Instructions to follow:
Look for the line containing "Reproduce this diagram with TikZ." and the line containing "(5,3) -- (1074,3);"; retype them and all lines between, exactly, and leave out the pictures.

Supplied data:
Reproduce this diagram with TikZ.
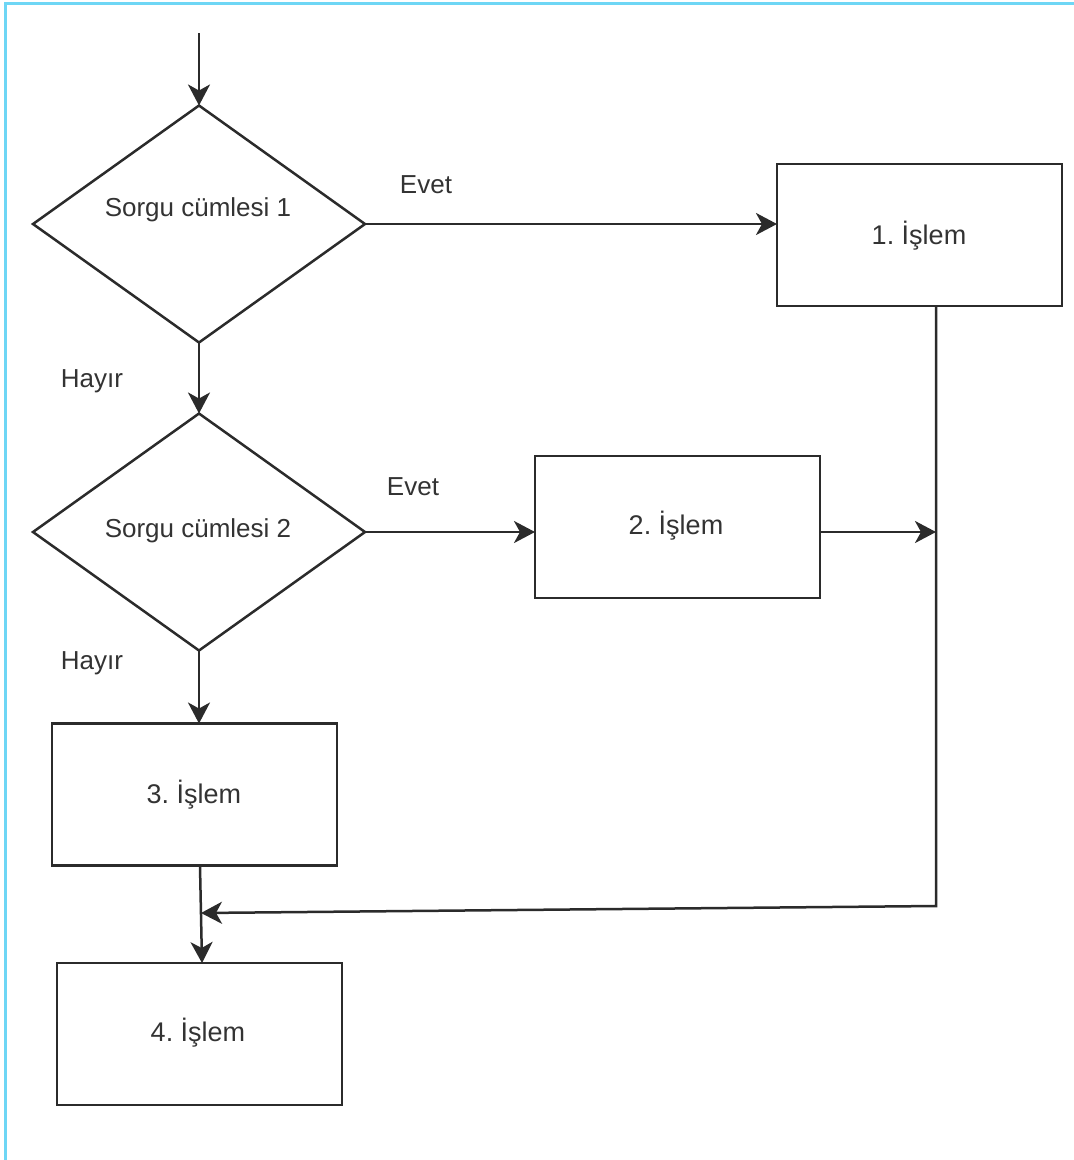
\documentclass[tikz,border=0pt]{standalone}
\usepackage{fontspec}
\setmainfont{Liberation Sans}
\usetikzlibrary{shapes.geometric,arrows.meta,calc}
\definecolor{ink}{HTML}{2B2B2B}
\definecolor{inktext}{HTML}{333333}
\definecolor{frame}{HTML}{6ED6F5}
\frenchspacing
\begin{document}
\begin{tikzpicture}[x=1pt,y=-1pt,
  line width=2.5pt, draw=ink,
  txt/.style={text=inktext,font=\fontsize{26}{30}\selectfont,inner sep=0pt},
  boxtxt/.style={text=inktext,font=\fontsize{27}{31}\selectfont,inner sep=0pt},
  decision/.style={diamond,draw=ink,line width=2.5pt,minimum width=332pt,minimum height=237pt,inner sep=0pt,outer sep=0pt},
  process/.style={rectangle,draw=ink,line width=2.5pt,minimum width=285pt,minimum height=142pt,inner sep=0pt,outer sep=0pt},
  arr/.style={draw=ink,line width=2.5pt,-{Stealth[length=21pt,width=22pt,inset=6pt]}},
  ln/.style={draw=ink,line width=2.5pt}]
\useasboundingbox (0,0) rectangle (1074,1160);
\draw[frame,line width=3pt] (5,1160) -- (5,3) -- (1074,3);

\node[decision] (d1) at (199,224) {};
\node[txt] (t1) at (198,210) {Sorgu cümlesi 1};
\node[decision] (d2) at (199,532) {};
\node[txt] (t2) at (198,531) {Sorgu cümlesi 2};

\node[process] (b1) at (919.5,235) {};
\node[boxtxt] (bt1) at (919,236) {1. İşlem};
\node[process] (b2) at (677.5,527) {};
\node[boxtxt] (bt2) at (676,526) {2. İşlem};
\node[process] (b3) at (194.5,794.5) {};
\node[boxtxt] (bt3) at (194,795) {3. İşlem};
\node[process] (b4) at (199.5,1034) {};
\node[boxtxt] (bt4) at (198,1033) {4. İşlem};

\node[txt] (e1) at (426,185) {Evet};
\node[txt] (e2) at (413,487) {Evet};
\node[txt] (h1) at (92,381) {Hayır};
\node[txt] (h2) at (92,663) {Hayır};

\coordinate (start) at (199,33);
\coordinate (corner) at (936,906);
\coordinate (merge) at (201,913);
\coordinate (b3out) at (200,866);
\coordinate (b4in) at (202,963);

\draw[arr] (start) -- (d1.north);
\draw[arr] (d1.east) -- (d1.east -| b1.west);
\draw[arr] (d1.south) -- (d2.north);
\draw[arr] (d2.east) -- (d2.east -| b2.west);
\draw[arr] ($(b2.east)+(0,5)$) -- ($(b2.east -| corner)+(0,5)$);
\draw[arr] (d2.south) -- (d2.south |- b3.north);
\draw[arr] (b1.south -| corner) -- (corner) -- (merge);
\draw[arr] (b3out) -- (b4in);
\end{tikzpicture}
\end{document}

...

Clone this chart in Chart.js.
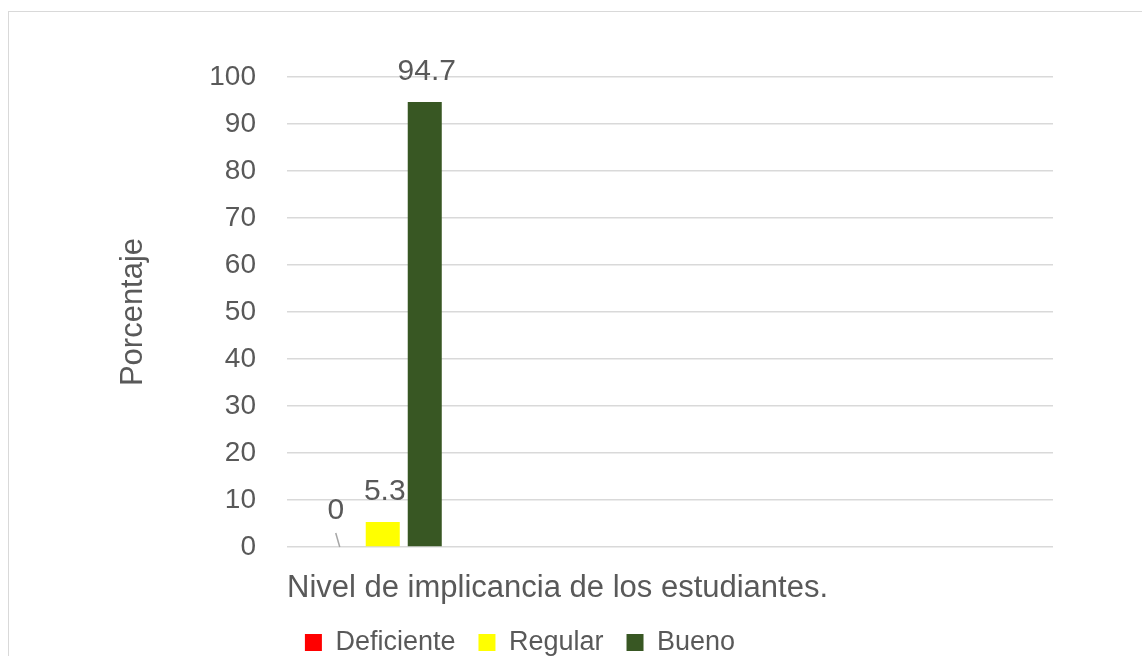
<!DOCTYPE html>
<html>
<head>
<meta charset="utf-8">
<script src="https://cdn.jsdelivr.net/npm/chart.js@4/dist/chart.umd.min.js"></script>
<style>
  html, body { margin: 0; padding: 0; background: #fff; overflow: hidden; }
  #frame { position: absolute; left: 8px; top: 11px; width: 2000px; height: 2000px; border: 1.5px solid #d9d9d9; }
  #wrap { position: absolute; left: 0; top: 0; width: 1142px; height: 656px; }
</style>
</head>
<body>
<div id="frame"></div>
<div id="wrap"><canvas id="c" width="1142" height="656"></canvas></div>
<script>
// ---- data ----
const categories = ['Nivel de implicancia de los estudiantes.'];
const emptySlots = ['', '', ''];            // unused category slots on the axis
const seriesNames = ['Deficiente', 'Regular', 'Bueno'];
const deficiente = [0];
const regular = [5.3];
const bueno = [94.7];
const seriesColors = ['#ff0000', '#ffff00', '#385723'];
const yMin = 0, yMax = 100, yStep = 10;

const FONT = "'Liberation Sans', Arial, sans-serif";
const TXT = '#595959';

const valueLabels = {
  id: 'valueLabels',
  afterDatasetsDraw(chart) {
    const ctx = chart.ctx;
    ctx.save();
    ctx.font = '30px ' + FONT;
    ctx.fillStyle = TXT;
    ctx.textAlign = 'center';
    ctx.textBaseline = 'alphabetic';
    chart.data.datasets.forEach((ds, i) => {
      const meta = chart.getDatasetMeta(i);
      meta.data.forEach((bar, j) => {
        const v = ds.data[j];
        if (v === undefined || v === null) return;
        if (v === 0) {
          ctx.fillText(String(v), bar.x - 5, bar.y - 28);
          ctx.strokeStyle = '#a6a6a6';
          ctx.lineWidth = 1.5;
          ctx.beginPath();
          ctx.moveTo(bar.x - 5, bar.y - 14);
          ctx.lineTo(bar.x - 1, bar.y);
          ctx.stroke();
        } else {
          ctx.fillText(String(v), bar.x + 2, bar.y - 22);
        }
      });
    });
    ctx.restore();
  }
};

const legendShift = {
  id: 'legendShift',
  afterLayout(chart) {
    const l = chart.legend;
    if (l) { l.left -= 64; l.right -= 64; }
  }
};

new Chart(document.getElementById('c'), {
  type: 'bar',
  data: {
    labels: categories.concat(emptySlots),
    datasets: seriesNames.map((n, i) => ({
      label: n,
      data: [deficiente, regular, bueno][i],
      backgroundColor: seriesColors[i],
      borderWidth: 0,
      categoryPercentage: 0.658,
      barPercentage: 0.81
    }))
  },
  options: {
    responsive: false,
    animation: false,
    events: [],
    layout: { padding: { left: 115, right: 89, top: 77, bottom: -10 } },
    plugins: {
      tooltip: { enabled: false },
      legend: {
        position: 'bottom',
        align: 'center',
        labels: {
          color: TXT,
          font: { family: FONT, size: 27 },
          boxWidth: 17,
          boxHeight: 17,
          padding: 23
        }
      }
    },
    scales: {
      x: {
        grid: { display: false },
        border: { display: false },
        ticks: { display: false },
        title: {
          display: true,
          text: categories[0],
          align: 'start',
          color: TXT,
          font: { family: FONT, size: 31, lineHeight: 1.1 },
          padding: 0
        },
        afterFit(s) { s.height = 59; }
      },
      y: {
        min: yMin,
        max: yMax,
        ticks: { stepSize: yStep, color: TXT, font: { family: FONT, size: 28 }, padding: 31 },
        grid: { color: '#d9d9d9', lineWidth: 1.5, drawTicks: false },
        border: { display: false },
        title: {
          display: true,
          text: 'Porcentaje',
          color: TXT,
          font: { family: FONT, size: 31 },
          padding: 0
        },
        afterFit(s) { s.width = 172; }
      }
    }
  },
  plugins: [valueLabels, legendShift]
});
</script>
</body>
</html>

* * *

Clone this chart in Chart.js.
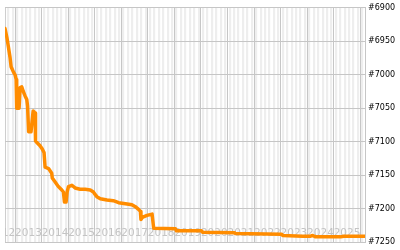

Right answer:
Reproduce this diagram with TikZ.
\documentclass[tikz,border=0pt]{standalone}
\usepackage{fontspec}
\setmainfont{Liberation Sans}
\usetikzlibrary{shapes.geometric,arrows.meta,calc}
\definecolor{ink}{HTML}{2B2B2B}
\definecolor{inktext}{HTML}{333333}
\definecolor{frame}{HTML}{6ED6F5}
\frenchspacing
\begin{document}
\begin{tikzpicture}[x=1pt,y=-1pt,
  line width=2.5pt, draw=ink,
  txt/.style={text=inktext,font=\fontsize{26}{30}\selectfont,inner sep=0pt},
  boxtxt/.style={text=inktext,font=\fontsize{27}{31}\selectfont,inner sep=0pt},
  decision/.style={diamond,draw=ink,line width=2.5pt,minimum width=332pt,minimum height=237pt,inner sep=0pt,outer sep=0pt},
  process/.style={rectangle,draw=ink,line width=2.5pt,minimum width=285pt,minimum height=142pt,inner sep=0pt,outer sep=0pt},
  arr/.style={draw=ink,line width=2.5pt,-{Stealth[length=21pt,width=22pt,inset=6pt]}},
  ln/.style={draw=ink,line width=2.5pt}]
\useasboundingbox (0,0) rectangle (1074,1160);
\draw[frame,line width=3pt] (5,1160) -- (5,3) -- (1074,3);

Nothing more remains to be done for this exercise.